PROBLEM TO SOLVE: Would you pull out every line of the material that contains the string "matplotlib"?

[start SOURCE MATERIAL]

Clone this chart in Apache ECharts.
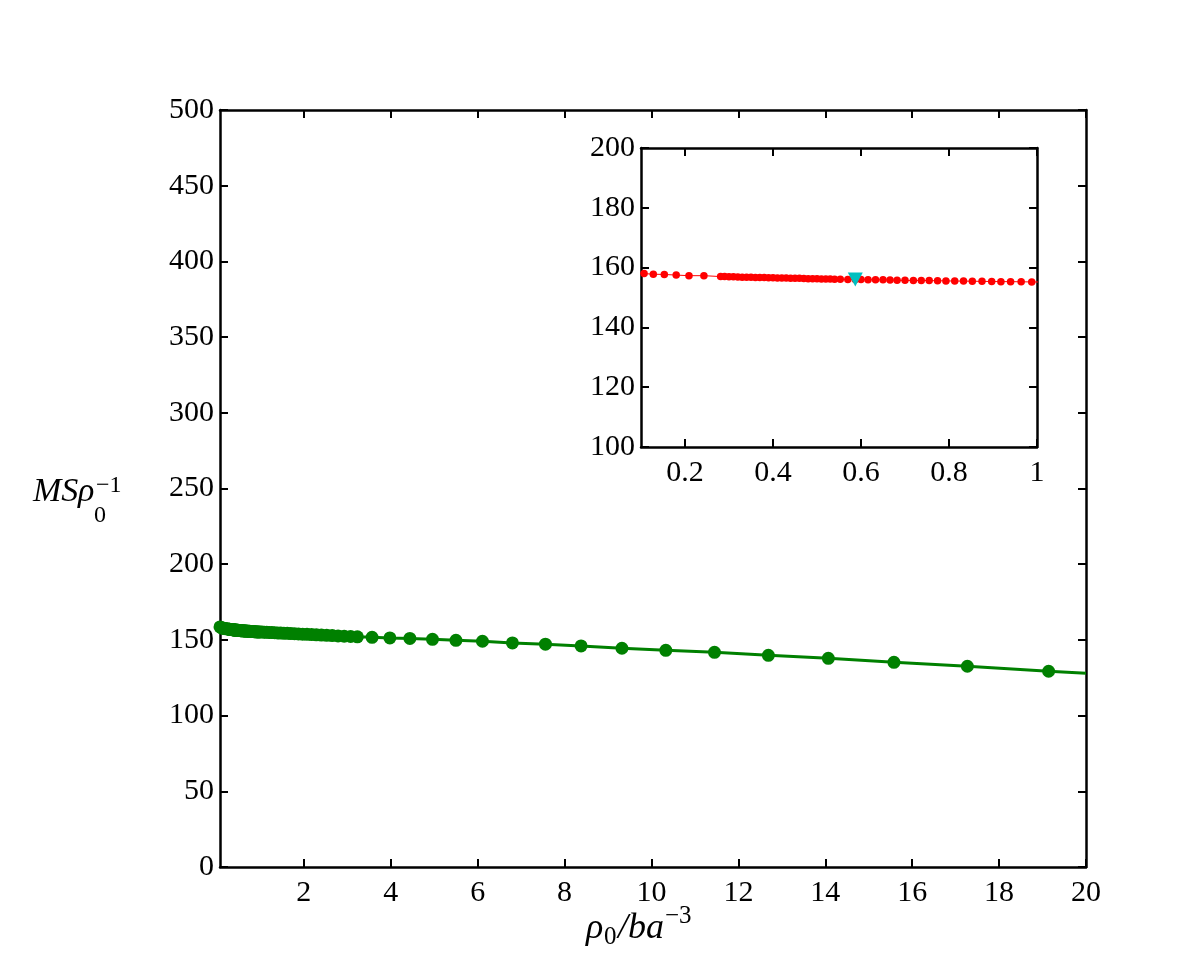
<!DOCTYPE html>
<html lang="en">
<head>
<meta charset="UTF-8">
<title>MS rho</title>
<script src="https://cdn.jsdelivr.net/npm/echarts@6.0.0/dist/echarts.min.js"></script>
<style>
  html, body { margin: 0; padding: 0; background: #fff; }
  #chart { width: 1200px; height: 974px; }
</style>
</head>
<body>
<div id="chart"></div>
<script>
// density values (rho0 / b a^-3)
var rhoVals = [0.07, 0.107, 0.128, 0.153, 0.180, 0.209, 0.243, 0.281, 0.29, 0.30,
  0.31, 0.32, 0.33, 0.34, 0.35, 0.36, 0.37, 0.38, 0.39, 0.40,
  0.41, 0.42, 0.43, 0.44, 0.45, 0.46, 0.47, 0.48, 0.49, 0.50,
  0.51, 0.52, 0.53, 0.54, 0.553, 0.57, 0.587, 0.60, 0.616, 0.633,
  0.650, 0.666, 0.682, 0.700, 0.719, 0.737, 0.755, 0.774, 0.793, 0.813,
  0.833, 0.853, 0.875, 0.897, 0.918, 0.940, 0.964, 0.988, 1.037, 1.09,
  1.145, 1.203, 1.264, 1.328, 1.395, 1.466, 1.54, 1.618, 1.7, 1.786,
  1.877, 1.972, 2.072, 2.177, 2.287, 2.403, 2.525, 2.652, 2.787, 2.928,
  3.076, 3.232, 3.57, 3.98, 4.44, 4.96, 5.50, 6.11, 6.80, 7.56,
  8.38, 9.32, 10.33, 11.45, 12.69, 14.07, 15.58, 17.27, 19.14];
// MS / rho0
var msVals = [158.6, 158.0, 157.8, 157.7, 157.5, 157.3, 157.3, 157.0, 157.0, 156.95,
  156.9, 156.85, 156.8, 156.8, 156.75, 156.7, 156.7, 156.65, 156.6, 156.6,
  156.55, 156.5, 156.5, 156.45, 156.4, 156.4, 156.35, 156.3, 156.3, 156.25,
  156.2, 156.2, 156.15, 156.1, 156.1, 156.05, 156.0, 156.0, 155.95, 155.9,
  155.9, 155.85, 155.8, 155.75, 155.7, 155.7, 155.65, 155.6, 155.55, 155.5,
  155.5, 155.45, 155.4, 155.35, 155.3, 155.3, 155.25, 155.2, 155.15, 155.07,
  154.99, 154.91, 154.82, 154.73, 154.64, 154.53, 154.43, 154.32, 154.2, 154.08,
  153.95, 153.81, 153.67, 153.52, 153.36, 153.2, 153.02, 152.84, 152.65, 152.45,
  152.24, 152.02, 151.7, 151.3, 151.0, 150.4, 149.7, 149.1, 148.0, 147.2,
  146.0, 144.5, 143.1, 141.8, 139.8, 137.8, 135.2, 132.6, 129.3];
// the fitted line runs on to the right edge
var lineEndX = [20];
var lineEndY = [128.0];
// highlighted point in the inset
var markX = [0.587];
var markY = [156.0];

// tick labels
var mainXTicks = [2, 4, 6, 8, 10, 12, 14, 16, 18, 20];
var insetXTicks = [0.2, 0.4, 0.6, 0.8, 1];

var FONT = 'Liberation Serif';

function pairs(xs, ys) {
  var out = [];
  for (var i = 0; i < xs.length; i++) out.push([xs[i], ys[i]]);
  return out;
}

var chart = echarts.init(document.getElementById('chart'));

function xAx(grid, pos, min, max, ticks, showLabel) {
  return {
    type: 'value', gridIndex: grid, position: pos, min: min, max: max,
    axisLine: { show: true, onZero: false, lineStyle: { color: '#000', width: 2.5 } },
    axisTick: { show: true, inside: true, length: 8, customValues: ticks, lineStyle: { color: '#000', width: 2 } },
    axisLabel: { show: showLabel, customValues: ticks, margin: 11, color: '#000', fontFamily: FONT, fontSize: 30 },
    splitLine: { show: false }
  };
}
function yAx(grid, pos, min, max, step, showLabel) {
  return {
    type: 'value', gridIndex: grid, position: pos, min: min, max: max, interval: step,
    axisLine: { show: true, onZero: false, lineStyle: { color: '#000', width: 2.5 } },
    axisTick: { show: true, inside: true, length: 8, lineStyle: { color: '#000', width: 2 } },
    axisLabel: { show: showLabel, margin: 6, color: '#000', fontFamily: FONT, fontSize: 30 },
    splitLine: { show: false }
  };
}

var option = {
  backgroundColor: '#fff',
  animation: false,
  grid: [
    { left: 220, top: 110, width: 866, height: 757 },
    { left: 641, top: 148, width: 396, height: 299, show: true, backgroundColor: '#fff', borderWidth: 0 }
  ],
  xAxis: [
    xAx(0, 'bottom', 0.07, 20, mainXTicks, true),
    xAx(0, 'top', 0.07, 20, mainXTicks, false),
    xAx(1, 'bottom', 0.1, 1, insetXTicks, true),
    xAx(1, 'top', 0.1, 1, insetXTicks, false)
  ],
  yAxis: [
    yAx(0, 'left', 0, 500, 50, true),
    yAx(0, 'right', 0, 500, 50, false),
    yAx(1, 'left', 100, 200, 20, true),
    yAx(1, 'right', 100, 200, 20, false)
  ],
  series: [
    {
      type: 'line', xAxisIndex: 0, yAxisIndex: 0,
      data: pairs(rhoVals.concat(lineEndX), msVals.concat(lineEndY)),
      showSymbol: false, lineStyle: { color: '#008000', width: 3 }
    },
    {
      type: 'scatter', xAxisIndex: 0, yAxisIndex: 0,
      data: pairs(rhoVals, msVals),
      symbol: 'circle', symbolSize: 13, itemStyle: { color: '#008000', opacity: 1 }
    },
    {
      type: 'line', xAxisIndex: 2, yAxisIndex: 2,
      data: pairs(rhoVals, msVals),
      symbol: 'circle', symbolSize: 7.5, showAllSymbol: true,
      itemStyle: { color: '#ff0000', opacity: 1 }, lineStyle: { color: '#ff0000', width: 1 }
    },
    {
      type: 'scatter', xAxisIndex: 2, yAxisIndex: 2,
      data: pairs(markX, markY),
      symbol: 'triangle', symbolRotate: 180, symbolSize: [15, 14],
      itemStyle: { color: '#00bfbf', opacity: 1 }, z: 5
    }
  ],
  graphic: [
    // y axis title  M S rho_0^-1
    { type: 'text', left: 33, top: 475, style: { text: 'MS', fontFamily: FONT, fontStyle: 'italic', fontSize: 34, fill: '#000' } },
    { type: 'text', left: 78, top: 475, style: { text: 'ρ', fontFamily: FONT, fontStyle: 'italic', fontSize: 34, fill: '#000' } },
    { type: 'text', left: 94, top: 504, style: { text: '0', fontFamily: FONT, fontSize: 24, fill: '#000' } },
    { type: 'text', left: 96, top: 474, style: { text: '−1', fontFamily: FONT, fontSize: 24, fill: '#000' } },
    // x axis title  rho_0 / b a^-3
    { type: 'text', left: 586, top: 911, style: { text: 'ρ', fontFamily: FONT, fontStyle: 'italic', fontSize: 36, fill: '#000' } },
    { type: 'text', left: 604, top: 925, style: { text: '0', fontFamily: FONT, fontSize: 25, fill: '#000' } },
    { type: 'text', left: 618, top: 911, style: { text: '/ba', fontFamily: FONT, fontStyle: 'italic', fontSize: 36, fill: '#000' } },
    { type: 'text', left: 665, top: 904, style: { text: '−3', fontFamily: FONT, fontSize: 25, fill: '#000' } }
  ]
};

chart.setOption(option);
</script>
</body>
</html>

[end SOURCE MATERIAL]
[start SOURCE MATERIAL]

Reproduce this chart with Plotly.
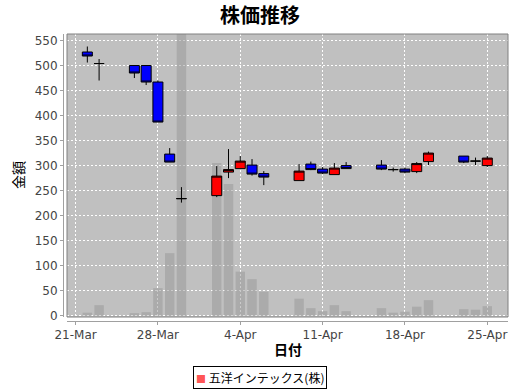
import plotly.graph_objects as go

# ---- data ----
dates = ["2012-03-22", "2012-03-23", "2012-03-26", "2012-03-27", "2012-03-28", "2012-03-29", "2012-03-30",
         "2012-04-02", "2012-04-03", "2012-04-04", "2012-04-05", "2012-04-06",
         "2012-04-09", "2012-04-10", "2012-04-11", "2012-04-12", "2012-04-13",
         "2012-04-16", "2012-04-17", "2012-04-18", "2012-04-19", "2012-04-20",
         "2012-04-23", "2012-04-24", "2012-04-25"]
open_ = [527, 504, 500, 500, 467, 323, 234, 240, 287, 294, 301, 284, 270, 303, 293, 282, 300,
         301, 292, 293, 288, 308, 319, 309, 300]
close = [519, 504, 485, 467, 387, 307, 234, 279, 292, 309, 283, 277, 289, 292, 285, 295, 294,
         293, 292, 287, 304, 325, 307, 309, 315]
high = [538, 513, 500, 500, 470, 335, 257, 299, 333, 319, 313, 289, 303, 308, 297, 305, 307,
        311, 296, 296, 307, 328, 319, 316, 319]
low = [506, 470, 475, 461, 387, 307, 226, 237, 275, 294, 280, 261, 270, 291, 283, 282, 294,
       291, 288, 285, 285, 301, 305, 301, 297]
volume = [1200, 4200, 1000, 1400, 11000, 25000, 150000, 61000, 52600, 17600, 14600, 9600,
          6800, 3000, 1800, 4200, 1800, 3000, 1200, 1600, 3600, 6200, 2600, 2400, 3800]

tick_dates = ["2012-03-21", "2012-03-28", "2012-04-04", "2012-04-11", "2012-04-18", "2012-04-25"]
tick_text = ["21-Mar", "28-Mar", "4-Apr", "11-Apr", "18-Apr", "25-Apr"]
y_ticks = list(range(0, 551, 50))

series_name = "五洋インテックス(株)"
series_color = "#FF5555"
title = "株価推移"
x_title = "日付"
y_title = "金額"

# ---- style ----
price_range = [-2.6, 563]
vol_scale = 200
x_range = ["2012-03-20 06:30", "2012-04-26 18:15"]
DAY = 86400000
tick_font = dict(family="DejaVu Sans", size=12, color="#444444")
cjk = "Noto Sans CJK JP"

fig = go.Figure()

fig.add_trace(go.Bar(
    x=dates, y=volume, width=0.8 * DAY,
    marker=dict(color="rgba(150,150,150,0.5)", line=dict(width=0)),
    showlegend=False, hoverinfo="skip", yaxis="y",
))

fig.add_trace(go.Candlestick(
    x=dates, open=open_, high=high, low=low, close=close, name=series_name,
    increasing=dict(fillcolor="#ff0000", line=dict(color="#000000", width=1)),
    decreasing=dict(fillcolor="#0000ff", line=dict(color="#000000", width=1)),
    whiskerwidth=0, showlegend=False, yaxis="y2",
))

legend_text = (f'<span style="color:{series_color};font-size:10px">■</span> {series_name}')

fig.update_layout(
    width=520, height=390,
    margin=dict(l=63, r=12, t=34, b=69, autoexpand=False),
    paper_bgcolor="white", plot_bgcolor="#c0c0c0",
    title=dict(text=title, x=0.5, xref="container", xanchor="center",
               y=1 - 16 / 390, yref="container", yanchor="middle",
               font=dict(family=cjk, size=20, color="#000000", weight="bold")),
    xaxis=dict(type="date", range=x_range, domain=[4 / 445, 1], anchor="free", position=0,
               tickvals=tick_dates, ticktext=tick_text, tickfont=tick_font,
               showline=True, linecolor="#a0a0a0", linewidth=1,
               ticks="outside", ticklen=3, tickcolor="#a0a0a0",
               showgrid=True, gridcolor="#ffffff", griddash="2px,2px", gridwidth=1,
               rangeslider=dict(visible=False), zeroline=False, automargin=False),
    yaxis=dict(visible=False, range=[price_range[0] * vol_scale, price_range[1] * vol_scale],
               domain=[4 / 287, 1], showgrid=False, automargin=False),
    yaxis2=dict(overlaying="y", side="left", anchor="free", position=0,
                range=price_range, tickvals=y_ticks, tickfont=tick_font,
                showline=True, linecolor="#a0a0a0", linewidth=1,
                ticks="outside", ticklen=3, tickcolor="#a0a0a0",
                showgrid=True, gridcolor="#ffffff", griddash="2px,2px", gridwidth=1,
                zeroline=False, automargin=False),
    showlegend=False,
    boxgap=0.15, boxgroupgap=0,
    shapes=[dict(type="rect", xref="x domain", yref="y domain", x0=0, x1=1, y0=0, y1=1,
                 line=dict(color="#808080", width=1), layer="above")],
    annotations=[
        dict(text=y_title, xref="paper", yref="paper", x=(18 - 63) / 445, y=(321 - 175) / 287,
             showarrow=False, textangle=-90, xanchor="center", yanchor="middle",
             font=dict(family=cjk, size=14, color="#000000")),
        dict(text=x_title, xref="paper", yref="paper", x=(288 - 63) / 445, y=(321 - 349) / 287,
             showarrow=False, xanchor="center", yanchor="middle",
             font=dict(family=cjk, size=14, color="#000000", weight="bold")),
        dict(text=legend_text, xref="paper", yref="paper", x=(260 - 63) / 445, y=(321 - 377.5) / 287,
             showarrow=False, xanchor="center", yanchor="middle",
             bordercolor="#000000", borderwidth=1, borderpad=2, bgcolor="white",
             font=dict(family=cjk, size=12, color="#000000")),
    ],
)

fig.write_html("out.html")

[end SOURCE MATERIAL]
[start SOURCE MATERIAL]

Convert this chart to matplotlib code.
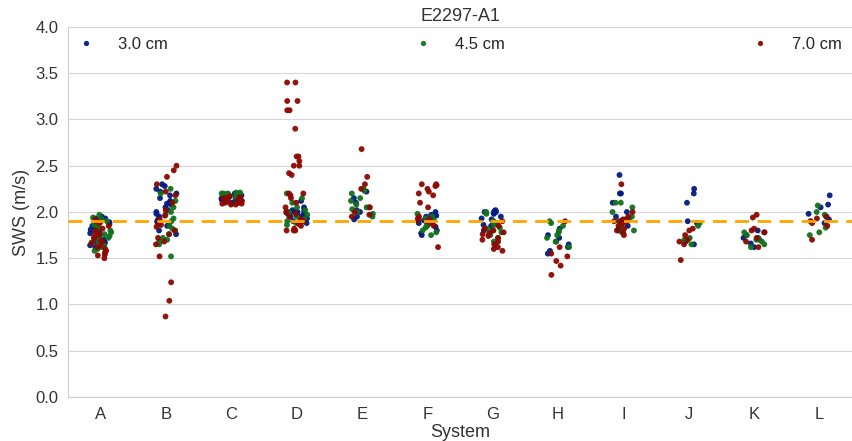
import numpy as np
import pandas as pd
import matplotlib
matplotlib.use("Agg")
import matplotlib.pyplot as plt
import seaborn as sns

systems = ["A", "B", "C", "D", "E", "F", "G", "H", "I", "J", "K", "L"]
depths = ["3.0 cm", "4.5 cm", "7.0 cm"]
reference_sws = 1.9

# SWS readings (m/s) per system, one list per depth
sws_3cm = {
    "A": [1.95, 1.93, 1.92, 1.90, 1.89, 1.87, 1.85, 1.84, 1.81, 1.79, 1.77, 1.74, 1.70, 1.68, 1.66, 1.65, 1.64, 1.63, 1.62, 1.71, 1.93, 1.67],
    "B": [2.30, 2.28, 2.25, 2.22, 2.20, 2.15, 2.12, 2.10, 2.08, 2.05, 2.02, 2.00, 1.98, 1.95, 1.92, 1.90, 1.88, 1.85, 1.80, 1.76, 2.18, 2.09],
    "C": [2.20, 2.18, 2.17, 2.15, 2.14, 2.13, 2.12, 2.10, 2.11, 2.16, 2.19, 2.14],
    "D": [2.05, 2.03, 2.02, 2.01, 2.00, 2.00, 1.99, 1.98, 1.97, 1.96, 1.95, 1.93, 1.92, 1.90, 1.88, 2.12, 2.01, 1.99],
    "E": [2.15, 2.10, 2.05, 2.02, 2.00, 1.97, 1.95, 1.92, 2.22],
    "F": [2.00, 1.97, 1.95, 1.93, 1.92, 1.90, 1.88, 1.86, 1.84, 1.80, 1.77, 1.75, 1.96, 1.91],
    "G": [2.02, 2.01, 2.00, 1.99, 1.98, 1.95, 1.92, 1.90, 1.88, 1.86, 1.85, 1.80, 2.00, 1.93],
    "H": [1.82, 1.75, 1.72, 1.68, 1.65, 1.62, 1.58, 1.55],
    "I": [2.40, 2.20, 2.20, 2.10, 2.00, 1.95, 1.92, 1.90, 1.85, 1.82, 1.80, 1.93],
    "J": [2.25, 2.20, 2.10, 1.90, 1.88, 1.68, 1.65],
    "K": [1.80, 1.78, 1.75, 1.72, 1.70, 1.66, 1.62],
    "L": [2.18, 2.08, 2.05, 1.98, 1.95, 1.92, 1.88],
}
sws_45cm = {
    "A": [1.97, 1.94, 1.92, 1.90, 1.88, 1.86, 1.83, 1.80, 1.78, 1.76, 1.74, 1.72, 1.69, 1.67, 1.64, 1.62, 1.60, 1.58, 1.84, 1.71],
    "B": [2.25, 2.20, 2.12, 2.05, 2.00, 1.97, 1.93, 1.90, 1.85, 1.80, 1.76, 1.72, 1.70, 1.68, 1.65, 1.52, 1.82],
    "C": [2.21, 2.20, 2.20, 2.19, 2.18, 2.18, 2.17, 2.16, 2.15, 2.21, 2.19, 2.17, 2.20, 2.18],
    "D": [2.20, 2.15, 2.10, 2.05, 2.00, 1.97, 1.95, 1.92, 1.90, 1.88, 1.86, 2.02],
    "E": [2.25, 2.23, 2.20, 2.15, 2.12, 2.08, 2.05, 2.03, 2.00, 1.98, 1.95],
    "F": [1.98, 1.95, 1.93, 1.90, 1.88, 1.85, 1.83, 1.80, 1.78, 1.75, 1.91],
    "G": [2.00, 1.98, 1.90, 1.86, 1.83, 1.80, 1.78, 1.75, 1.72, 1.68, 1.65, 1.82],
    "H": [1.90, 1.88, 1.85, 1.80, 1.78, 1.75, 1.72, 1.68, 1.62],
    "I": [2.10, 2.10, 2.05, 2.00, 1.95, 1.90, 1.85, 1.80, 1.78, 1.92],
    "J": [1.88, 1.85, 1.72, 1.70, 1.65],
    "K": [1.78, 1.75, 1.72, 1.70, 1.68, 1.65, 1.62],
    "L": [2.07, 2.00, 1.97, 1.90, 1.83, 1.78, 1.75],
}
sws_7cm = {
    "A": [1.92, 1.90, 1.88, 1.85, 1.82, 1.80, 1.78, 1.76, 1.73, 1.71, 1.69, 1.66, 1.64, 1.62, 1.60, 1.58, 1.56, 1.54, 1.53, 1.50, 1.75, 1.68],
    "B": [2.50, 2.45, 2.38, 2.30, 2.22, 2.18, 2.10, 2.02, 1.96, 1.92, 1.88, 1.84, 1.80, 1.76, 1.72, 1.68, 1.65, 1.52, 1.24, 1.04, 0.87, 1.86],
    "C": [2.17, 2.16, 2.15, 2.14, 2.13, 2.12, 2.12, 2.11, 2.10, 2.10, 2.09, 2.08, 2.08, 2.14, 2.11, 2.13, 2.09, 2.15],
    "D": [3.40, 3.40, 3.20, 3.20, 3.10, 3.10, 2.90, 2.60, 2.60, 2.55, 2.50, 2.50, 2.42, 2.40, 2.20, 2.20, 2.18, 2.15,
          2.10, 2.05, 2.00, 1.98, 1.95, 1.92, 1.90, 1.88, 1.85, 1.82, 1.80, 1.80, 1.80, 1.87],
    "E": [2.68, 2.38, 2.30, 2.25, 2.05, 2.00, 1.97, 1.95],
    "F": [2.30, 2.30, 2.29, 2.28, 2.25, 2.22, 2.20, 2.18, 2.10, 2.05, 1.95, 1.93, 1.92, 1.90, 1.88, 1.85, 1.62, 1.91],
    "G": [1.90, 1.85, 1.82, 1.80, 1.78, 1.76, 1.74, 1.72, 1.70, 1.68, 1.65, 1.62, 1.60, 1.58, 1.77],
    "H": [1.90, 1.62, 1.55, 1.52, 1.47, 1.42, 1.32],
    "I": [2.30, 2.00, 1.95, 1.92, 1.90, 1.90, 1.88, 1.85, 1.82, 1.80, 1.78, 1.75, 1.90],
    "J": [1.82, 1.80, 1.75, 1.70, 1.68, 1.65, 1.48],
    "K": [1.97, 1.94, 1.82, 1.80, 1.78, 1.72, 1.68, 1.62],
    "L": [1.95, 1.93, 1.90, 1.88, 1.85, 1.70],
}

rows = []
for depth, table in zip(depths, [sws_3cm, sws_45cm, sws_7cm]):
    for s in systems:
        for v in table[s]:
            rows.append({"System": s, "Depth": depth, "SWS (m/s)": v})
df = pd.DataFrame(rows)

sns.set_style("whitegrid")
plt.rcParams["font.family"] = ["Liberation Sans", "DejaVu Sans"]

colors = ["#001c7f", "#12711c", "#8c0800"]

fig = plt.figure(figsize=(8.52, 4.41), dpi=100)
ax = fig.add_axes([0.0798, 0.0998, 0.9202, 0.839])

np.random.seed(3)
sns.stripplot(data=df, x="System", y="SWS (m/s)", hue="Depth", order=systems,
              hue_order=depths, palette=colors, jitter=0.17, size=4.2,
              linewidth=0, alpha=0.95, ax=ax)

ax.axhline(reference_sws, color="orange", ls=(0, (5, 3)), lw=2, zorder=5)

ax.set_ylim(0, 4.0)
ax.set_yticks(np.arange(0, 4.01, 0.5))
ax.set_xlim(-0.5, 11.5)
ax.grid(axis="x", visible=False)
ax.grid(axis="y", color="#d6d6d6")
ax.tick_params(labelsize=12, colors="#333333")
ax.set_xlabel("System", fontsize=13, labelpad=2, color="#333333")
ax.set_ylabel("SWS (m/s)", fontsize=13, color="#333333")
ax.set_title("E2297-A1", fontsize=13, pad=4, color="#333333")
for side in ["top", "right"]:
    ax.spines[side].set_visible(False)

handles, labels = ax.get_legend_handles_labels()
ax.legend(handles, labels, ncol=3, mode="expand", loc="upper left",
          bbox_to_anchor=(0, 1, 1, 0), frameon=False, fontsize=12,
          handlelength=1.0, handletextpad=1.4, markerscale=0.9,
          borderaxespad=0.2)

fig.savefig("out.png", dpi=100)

[end SOURCE MATERIAL]

REPLY TO THE TASK:
Convert this chart to matplotlib code.
import matplotlib
matplotlib.use("Agg")
import matplotlib.pyplot as plt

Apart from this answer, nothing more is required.